In the United States, airline pilots work under an agreed-upon contract that establishes the conditions for protecting the airline and the pilots during regular and unforeseen operations. At any given moment, most airlines are either embroiled in contract negotiations, either entering, leaving, or mediating the process. Although every airline pilot in the country has felt the ripple of these contract discussions, many are not aware of the details surrounding exactly what goes into these talks, mediations, and eventually, the agreements between both parties. The following hopes to shed light on what exactly goes into the long, and often draining, process of contract negotiations.
In 1926, The Railway Labor Act (RLA) was created to ensure the protection of workers on railways against potential unfair labor practices. It was the first of its kind, and in 1936, the RLA expanded to include airline pilots. This ensured that the labor negotiations between pilots and the airline would be carried out under the rules of the RLA, and with specific steps to follow when these talks begin. Any contract created under the umbrella of the Railway Labor Act does not ever actually expire, but instead, is continuously amended. When those contracts reach their amendable date, management and labor can enter into the process of negotiations, often referred to as Section 6, the part of the RLA specifically related to contract talks. If talks are begun before the amendable date, it is called an “early opener.”
Because of the intensely tedious process, there are no established time limitations on when agreements must be reached. Although rarely succinct, there are some negotiations that can span months or even years.
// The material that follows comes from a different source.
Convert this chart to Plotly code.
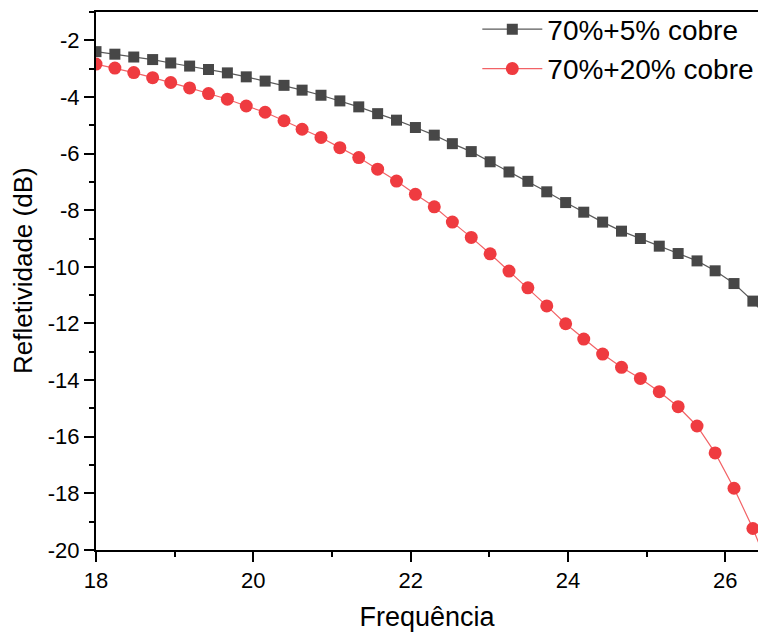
import plotly.graph_objects as go

freq = [18.00, 18.24, 18.48, 18.72, 18.95, 19.19, 19.43, 19.67, 19.91, 20.15,
        20.39, 20.62, 20.86, 21.10, 21.34, 21.58, 21.82, 22.06, 22.30, 22.53,
        22.77, 23.01, 23.25, 23.49, 23.73, 23.97, 24.20, 24.44, 24.68, 24.92,
        25.16, 25.40, 25.64, 25.87, 26.11, 26.35, 26.59]

cobre5 = [-2.40, -2.49, -2.59, -2.68, -2.80, -2.91, -3.03, -3.15, -3.29, -3.44,
          -3.59, -3.76, -3.94, -4.14, -4.35, -4.59, -4.82, -5.08, -5.35, -5.65,
          -5.93, -6.29, -6.65, -6.98, -7.35, -7.73, -8.07, -8.42, -8.74, -9.00,
          -9.27, -9.53, -9.79, -10.14, -10.59, -11.21, -12.00]

cobre20 = [-2.84, -2.98, -3.14, -3.32, -3.49, -3.68, -3.88, -4.08, -4.32, -4.54,
           -4.84, -5.14, -5.43, -5.79, -6.14, -6.55, -6.97, -7.44, -7.88, -8.42,
           -8.96, -9.54, -10.15, -10.74, -11.38, -12.01, -12.55, -13.08, -13.55, -13.94,
           -14.41, -14.94, -15.62, -16.57, -17.82, -19.24, -20.90]

names = ["70%+5% cobre", "70%+20% cobre"]

x_ticks = [18, 20, 22, 24, 26]
x_ticklabels = ["18", "20", "22", "24", "26"]
y_ticks = [-20, -18, -16, -14, -12, -10, -8, -6, -4, -2]
y_ticklabels = ["-20", "-18", "-16", "-14", "-12", "-10", "-8", "-6", "-4", "-2"]

FONT = "Arial, Liberation Sans, sans-serif"

fig = go.Figure()
fig.add_trace(go.Scatter(
    x=freq, y=cobre5, name=names[0], mode="lines+markers",
    line=dict(color="#5a5a5a", width=1.2),
    marker=dict(symbol="square", size=11, color="#474747"),
))
fig.add_trace(go.Scatter(
    x=freq, y=cobre20, name=names[1], mode="lines+markers",
    line=dict(color="#f26266", width=1.2),
    marker=dict(symbol="circle", size=13, color="#ef3b40"),
))

axis_common = dict(
    showline=True, linecolor="black", linewidth=2,
    ticks="outside", ticklen=10, tickwidth=2, tickcolor="black",
    showgrid=False, zeroline=False, automargin=False,
    tickfont=dict(family=FONT, size=22, color="black"),
)

fig.update_xaxes(
    range=[18, 26.415], tickvals=x_ticks, ticktext=x_ticklabels, mirror=True,
    minor=dict(tickvals=[19, 21, 23, 25], ticks="outside", ticklen=5, tickwidth=2, tickcolor="black"),
    title=dict(text="Frequência", font=dict(family=FONT, size=27, color="black"), standoff=19),
    **axis_common,
)
fig.update_yaxes(
    range=[-20, -1], tickvals=y_ticks, ticktext=y_ticklabels,
    minor=dict(tickvals=[-19, -17, -15, -13, -11, -9, -7, -5, -3, -1],
               ticks="outside", ticklen=5, tickwidth=2, tickcolor="black"),
    **axis_common,
)

fig.add_annotation(
    text="Refletividade (dB)", textangle=-90,
    xref="paper", yref="paper", x=-(96 - 23) / 662, y=(550 - 271) / 538,
    xanchor="center", yanchor="middle", showarrow=False,
    font=dict(family=FONT, size=26, color="black"),
)

fig.update_layout(
    width=758, height=632,
    margin=dict(l=96, r=0, t=12, b=82, autoexpand=False),
    plot_bgcolor="white", paper_bgcolor="white",
    font=dict(family=FONT, color="black"),
    showlegend=True,
    legend=dict(
        x=0.576, y=1.014, xanchor="left", yanchor="top",
        bgcolor="rgba(0,0,0,0)", borderwidth=0,
        font=dict(family=FONT, size=28, color="black"),
        itemwidth=60, tracegroupgap=0,
    ),
)

fig.write_html(
    "out.html",
    config={"displayModeBar": False},
    post_script="document.body.style.margin='0';document.body.style.overflow='hidden';",
)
In the beginning, there are only two parties involved: the company (management), and the union representation for the employees (labor). It is often in the first talks that the two parties agree to some main staples of the contract, such as Missing/Internment/POW, Physical Standards, System Board of Adjustment, and General. These items are usually inexpensive and are quickly agreed upon by both parties. Before reaching a final agreement, the parties come to a Tentative Agreement, or a TA. It is at this time that the more detailed and difficult parts of the labor relation process is tackled and an outside mediator may be brought in to help continue the negotiations.
Once one or both parties petition for a mediator, the National Mediation Board will assign someone to the process. The NMB is an association of three people who survey the contract negotiations to ensure the rules and regulations are followed according to the Railway Labor Act. This mediator is also present to give unbiased and neutral advice in order to help both parties reach a complete agreement. The meetings typically take place face-to-face, once a month. Outside of these meetings however, the parties do engage in email exchanges concerning any proposals/counter-proposals until the end of negotiations is reached. Again, there is no set timeframe for mediation, but it is unlikely to be quickly resolved and often lasts from many weeks to years.
Though it is the job of the mediator to speed things along, there are often factors that cause bumps in the road, mainly related to the two parties and their individual requests during negotiations. When this happens, the mediator can use different strategies to keep the process running smoothly; insisting that upper-level management attend the face-to-face meetings, making meetings last longer, scheduling meetings more frequently, or simply stopping the negotiations for a set time. This is often referred to as putting negotiations “on ice.” However, it is not always possible to reach an agreement even with a mediator, and the two parties come to an impasse. In such cases, the mediator petitions the NMB with a Proffer of Arbitration, and the three-body NMB will decide if an arbitrator is necessary (though most often they heed the request of the mediator).
If arbitration is required, a decision will be made by a neutral arbitrator and a binding ruling will be issued over the contract in dispute. Sometimes both parties will accept the ruling and finish the proceedings, but it is much more common for one (or both) of the parties to reject the ruling. When this happens, the NMB will stop negotiations and give both parties a period of thirty days in which to “cool off.” At the end of that thirty-day period, the parties may participate in what is called Self Help. This may be manifested with a complete pilot strike (but there are other ways to get the point across). The company has the power to change pay rates, “lock out” the pilots, or reassign new pilots to cover their flights. If a complete strike does not happen, then the pilots may go on partial strikes in order to harm the airline financially but not cause it to shut down completely. Because of the possibility of what could happen during the Self Help period, there is much more pressure during the thirty-day cooling period to close negotiations and come to an agreement. There is however, a way to postpone Self Help – the appointment of a Presidential Emergency Board. The President of the United States has discretion to create an emergency board after being notified by NMB that a dispute will “threaten substantially to interrupt interstate commerce to a degree such as to deprive any section of the country of essential transportation service.” Under an emergency board, another thirty days is added to the cooling off period. One stipulation is that the status-quo must be maintained during the extended thirty-day period. Negotiations can continue wherein the Emergency Board will aid in the process of reaching a final agreement.
Although these negotiations will have an impact on the pilots of any airline in contract talks, and often the process can be frustrating and exhausting, it is important that the status quo remain in place. It is inadvisable for pilots to “take matters into their own hands” with tactics like calling in sick all at the same time, known as a “sick-out.” Doing so could result in negative legal ramifications. There are however, legal and acceptable ways to fight the system in the form of informational picketing and ad campaigns. It is of utmost importance that pilots follow the advice of their union leadership, as this is the best way that individual pilots can help aid the process of negotiation.